# Start of SOURCE DATA

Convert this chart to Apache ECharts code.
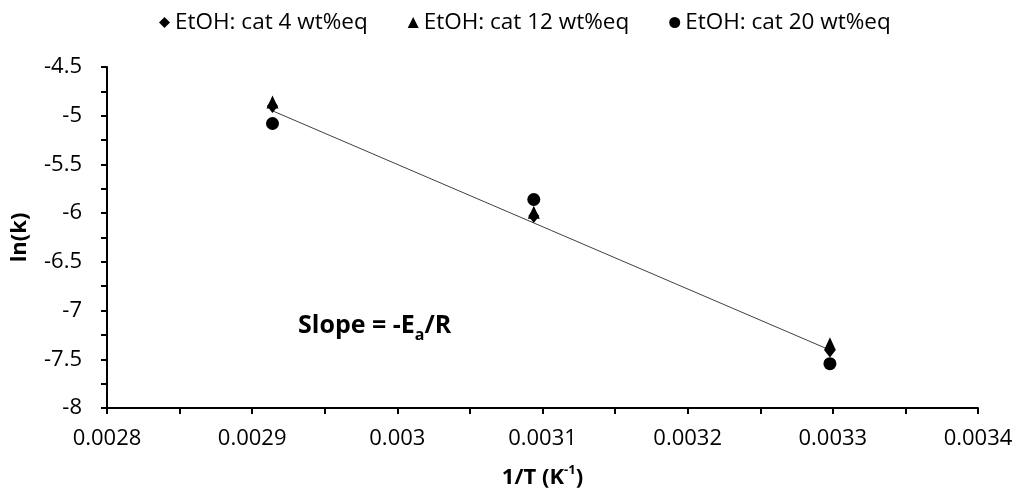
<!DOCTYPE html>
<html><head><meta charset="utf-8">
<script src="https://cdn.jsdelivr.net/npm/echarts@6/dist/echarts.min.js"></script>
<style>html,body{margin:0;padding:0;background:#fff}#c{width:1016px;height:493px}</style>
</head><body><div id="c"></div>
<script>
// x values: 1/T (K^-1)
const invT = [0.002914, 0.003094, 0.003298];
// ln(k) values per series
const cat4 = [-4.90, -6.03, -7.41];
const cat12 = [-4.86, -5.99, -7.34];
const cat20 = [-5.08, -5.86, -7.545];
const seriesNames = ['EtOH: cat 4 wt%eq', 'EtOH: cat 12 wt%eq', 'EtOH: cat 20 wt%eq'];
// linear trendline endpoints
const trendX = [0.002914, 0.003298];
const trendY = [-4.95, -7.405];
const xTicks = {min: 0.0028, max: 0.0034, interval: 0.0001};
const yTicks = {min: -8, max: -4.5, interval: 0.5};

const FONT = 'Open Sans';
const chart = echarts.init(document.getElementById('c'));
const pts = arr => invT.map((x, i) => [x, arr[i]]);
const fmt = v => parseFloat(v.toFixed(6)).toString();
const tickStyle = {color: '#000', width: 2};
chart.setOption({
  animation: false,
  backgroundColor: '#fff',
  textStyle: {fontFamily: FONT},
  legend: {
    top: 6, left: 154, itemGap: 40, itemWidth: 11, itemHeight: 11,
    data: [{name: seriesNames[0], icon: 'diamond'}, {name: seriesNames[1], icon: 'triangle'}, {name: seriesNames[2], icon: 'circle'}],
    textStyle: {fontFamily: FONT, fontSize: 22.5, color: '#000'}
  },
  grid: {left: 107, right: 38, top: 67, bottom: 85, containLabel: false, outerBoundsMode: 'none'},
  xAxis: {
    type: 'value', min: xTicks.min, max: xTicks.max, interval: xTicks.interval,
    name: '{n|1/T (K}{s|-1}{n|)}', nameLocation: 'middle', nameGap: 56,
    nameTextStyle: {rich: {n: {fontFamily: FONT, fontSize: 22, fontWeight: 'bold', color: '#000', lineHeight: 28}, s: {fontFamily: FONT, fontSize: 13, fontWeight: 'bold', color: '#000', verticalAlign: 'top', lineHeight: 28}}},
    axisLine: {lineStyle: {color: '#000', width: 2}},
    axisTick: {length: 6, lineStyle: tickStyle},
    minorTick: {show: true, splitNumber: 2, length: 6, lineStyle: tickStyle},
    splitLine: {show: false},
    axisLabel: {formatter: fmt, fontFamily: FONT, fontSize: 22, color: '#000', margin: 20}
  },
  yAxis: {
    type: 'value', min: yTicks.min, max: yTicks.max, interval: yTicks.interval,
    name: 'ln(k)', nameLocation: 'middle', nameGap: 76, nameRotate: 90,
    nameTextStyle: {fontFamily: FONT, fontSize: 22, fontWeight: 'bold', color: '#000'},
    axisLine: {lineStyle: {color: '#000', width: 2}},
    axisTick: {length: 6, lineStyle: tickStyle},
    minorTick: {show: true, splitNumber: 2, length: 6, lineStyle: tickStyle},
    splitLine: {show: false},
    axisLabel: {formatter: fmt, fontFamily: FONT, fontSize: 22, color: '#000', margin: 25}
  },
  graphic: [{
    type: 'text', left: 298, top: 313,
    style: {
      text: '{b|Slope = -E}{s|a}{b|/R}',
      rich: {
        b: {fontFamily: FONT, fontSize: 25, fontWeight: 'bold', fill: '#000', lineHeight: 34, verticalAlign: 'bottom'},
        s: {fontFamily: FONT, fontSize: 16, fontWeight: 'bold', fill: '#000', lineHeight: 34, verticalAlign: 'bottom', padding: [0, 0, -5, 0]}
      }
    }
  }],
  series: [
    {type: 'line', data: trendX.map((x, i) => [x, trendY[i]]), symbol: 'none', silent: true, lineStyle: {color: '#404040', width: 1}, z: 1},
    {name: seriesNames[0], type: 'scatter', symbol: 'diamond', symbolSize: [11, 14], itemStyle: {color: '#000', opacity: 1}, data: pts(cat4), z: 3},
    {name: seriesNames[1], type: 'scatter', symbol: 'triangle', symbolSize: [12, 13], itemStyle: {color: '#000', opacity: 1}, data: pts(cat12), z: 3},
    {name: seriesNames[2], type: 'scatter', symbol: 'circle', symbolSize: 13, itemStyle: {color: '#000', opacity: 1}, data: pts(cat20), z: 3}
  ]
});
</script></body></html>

# End of SOURCE DATA
# Start of SOURCE DATA

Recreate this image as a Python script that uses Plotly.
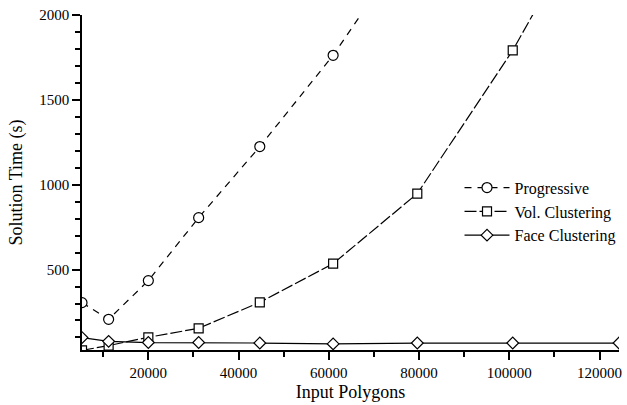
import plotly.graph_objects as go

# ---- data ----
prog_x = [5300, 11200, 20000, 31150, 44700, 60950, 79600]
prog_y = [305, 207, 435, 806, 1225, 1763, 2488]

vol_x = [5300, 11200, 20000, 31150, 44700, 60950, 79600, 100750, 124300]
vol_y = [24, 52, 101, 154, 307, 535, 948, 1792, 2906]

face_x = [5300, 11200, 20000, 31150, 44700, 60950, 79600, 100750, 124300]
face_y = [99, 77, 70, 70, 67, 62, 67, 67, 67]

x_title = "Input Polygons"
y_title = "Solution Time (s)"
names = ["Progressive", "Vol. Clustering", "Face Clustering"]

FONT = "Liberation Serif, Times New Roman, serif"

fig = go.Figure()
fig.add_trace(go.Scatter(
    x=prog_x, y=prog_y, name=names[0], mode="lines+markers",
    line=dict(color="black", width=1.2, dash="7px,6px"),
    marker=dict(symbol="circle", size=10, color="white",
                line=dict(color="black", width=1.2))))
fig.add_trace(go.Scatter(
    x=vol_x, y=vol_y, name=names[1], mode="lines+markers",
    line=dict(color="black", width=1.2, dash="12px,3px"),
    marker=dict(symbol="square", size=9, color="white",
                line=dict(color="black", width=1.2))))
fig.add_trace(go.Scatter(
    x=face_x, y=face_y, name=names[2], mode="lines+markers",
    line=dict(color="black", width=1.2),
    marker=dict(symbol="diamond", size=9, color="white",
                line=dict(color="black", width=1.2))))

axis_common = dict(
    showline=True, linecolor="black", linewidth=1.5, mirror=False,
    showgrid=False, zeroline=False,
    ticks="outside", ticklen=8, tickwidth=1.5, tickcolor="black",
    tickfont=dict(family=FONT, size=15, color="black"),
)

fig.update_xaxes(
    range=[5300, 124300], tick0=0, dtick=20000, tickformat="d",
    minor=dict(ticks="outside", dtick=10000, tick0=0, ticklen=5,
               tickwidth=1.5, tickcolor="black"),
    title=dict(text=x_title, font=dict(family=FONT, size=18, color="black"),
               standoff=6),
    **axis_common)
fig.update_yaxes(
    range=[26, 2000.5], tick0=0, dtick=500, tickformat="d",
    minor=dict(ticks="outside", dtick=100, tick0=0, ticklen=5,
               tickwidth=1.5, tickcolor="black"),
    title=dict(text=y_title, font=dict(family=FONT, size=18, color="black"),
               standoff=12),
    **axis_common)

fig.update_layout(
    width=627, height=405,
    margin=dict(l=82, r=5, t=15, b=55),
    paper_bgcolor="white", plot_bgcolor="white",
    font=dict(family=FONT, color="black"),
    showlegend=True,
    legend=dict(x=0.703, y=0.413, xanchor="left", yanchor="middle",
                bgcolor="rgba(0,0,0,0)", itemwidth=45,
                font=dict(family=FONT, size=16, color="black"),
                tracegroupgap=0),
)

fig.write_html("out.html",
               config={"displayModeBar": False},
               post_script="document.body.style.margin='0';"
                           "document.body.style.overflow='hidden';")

# End of SOURCE DATA

Repeat exactly, and only, the entries from the line with "Recreate this image" through the line with "prog_y = [305, 207, 435, 806, 1225, 1763, 2488]". Pictures are skipped.

Recreate this image as a Python script that uses Plotly.
import plotly.graph_objects as go

# ---- data ----
prog_x = [5300, 11200, 20000, 31150, 44700, 60950, 79600]
prog_y = [305, 207, 435, 806, 1225, 1763, 2488]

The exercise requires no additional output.